Fort Sandusky

Most fighting in the French and Indian War in North America ended by 1760, and the victorious British began to take possession of forts in the Ohio Country and Great Lakes region previously occupied by the French. Although the 1758 Treaty of Easton with Ohio Country Indians promised that no additional forts would be built, in 1761 British General Jeffrey Amherst ordered the erection of Fort Sandusky on Sandusky Bay in order to link Fort Detroit with Fort Pitt. The Sandusky Bay area had long been an important trade area. There were a number of Native American villages in the area, primarily Wyandots. Orontony, a Wyandot chief, had settled here in the 1740s, and emerged as a leader. Before the French and Indian War, French and British traders competed for influence among the Indians here.

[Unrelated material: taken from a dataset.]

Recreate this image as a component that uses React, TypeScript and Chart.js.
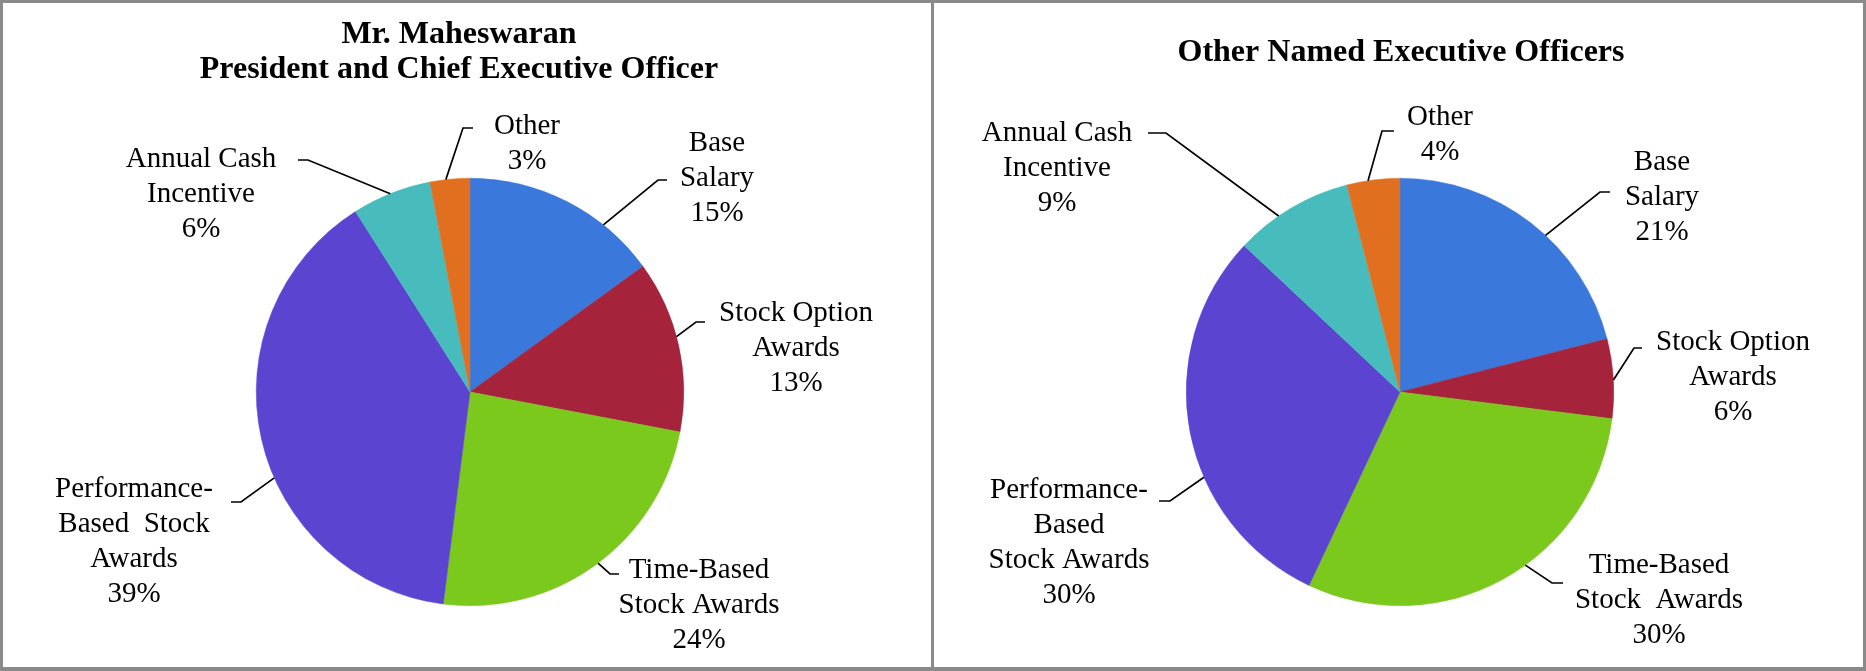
import React, { useEffect, useRef } from "react";
import { Chart, registerables } from "chart.js";

Chart.register(...registerables);

// ---------- data ----------
const categories = [
  "Base Salary",
  "Stock Option Awards",
  "Time-Based Stock Awards",
  "Performance-Based Stock Awards",
  "Annual Cash Incentive",
  "Other",
];
const ceoValues = [15, 13, 24, 39, 6, 3];
const neoValues = [21, 6, 30, 30, 9, 4];
const ceoTitle = ["Mr. Maheswaran", "President and Chief Executive Officer"];
const neoTitle = ["Other Named Executive Officers"];
const ceoLabelLines = [
  ["Base", "Salary"],
  ["Stock Option", "Awards"],
  ["Time-Based", "Stock Awards"],
  ["Performance-", "Based  Stock", "Awards"],
  ["Annual Cash", "Incentive"],
  ["Other"],
];
const neoLabelLines = [
  ["Base", "Salary"],
  ["Stock Option", "Awards"],
  ["Time-Based", "Stock  Awards"],
  ["Performance-", "Based", "Stock Awards"],
  ["Annual Cash", "Incentive"],
  ["Other"],
];

// ---------- styles / layout ----------
const sliceColors = ["#3A78DC", "#A5243C", "#7AC91C", "#5A44D0", "#48BCBC", "#E07020"];
const PANEL_W = 933;
const PAGE_H = 671;
const BORDER = "#8a8a8a";
const LABEL_FONT = "29px 'Liberation Serif', 'Times New Roman', serif";
const TITLE_FONT = "bold 32px 'Liberation Serif', 'Times New Roman', serif";
const LINE_H = 35;

type LabelPos = { tx: number; ty: number; edge: number; ex: number; ey: number; hx: number; hy: number };

// offsets relative to pie centre; edge = angle (deg, clockwise from top) where leader touches pie
const ceoLabelPos: LabelPos[] = [
  { tx: 247, ty: -249, edge: 38.6, ex: 188, ey: -212, hx: 197, hy: -212 },
  { tx: 326, ty: -79, edge: 75, ex: 226, ey: -70, hx: 235, hy: -70 },
  { tx: 229, ty: 178, edge: 143.2, ex: 140, ey: 182, hx: 149, hy: 182 },
  { tx: -336, ty: 97, edge: 246.3, ex: -229, ey: 110, hx: -239, hy: 110 },
  { tx: -269, ty: -233, edge: 338.1, ex: -162, ey: -232, hx: -172, hy: -232 },
  { tx: 57, ty: -266, edge: 353.5, ex: -7, ey: -264, hx: 3, hy: -264 },
];
const neoLabelPos: LabelPos[] = [
  { tx: 262, ty: -230, edge: 42.9, ex: 200, ey: -200, hx: 210, hy: -200 },
  { tx: 333, ty: -50, edge: 86.8, ex: 234, ey: -44, hx: 242, hy: -44 },
  { tx: 259, ty: 173, edge: 144.1, ex: 152, ey: 191, hx: 163, hy: 191 },
  { tx: -331, ty: 98, edge: 246.5, ex: -230, ey: 109, hx: -241, hy: 109 },
  { tx: -343, ty: -259, edge: 325.4, ex: -234, ey: -259, hx: -252, hy: -259 },
  { tx: 40, ty: -275, edge: 351.4, ex: -18, ey: -261, hx: -6, hy: -261 },
];

type PanelCfg = {
  values: number[];
  lines: string[][];
  pos: LabelPos[];
  title: string[];
  titleX: number;
  titleY: number;
  titleLH: number;
  padding: { left: number; right: number; top: number; bottom: number };
};

const ceoCfg: PanelCfg = {
  values: ceoValues,
  lines: ceoLabelLines,
  pos: ceoLabelPos,
  title: ceoTitle,
  titleX: 459,
  titleY: 35,
  titleLH: 35,
  padding: { left: 256, right: PANEL_W - 684, top: 178, bottom: PAGE_H - 606 },
};
const neoCfg: PanelCfg = {
  values: neoValues,
  lines: neoLabelLines,
  pos: neoLabelPos,
  title: neoTitle,
  titleX: 468,
  titleY: 53,
  titleLH: 35,
  padding: { left: 253, right: PANEL_W - 681, top: 178, bottom: PAGE_H - 606 },
};

function PiePanel({ cfg, left }: { cfg: PanelCfg; left: number }) {
  const ref = useRef<HTMLCanvasElement | null>(null);
  useEffect(() => {
    if (!ref.current) return;
    const labelPlugin = {
      id: "calloutLabels",
      afterDraw(chart: any) {
        const ctx = chart.ctx as CanvasRenderingContext2D;
        const meta = chart.getDatasetMeta(0);
        const arc = meta.data[0];
        const { x, y, outerRadius } = arc.getProps(["x", "y", "outerRadius"], true);
        ctx.save();
        // title
        ctx.fillStyle = "#000";
        ctx.font = TITLE_FONT;
        ctx.textAlign = "center";
        ctx.textBaseline = "middle";
        cfg.title.forEach((t, i) => ctx.fillText(t, cfg.titleX, cfg.titleY + i * cfg.titleLH));
        // labels
        ctx.font = LABEL_FONT;
        ctx.strokeStyle = "#000";
        ctx.lineWidth = 1.7;
        cfg.values.forEach((v, i) => {
          const p = cfg.pos[i];
          const a = (p.edge * Math.PI) / 180;
          ctx.beginPath();
          ctx.moveTo(x + outerRadius * Math.sin(a), y - outerRadius * Math.cos(a));
          ctx.lineTo(x + p.ex, y + p.ey);
          ctx.lineTo(x + p.hx, y + p.hy);
          ctx.stroke();
          const lines = [...cfg.lines[i], `${v}%`];
          lines.forEach((ln, k) => ctx.fillText(ln, x + p.tx, y + p.ty + k * LINE_H));
        });
        ctx.restore();
      },
    };
    const chart = new Chart(ref.current, {
      type: "pie",
      data: {
        labels: categories,
        datasets: [
          {
            data: cfg.values,
            backgroundColor: sliceColors,
            borderColor: sliceColors,
            borderWidth: 0.5,
          },
        ],
      },
      options: {
        responsive: false,
        animation: false,
        devicePixelRatio: 1,
        layout: { padding: cfg.padding },
        plugins: {
          legend: { display: false },
          tooltip: { enabled: false },
          title: { display: false },
        },
        events: [],
      },
      plugins: [labelPlugin],
    });
    return () => chart.destroy();
  }, [cfg]);
  return (
    <canvas
      ref={ref}
      width={PANEL_W}
      height={PAGE_H}
      style={{ position: "absolute", left, top: 0, width: PANEL_W, height: PAGE_H }}
    />
  );
}

export default function App() {
  return (
    <div
      style={{
        position: "absolute",
        left: 0,
        top: 0,
        width: 1866,
        height: PAGE_H,
        background: "#fff",
        overflow: "hidden",
      }}
    >
      <PiePanel cfg={ceoCfg} left={0} />
      <PiePanel cfg={neoCfg} left={933} />
      <div
        style={{
          position: "absolute",
          left: 0,
          top: 0,
          width: 1866,
          height: PAGE_H,
          boxSizing: "border-box",
          borderTop: `3px solid ${BORDER}`,
          borderLeft: `3px solid ${BORDER}`,
          borderRight: `3px solid ${BORDER}`,
          borderBottom: `4px solid ${BORDER}`,
          pointerEvents: "none",
        }}
      />
      <div
        style={{
          position: "absolute",
          left: 931,
          top: 0,
          width: 3,
          height: PAGE_H,
          background: BORDER,
          pointerEvents: "none",
        }}
      />
    </div>
  );
}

After Pontiac's Rebellion began at Fort Detroit, other forts in the region were attacked. Fort Sandusky was the first to be taken. On May 16, 1763, a group of Wyandots gained entry to the fort under the pretense of holding a council, the same stratagem that had failed in Detroit nine days earlier. They seized the commander and killed the fifteen-man garrison. A number of British traders were put to death as well, and the fort was burned.

Due to 19th-century confusion about the existence of at least three separate forts by the same name, the exact location of Fort Sandusky has been variously given as being in present Ottawa County, Sandusky County, and Erie County. But the British Fort Sandusky was not on the same site as an earlier French fort/trading post, Fort Sandoské/Sanduski (1750–53), which was on the opposite (north) side of Sandusky Bay.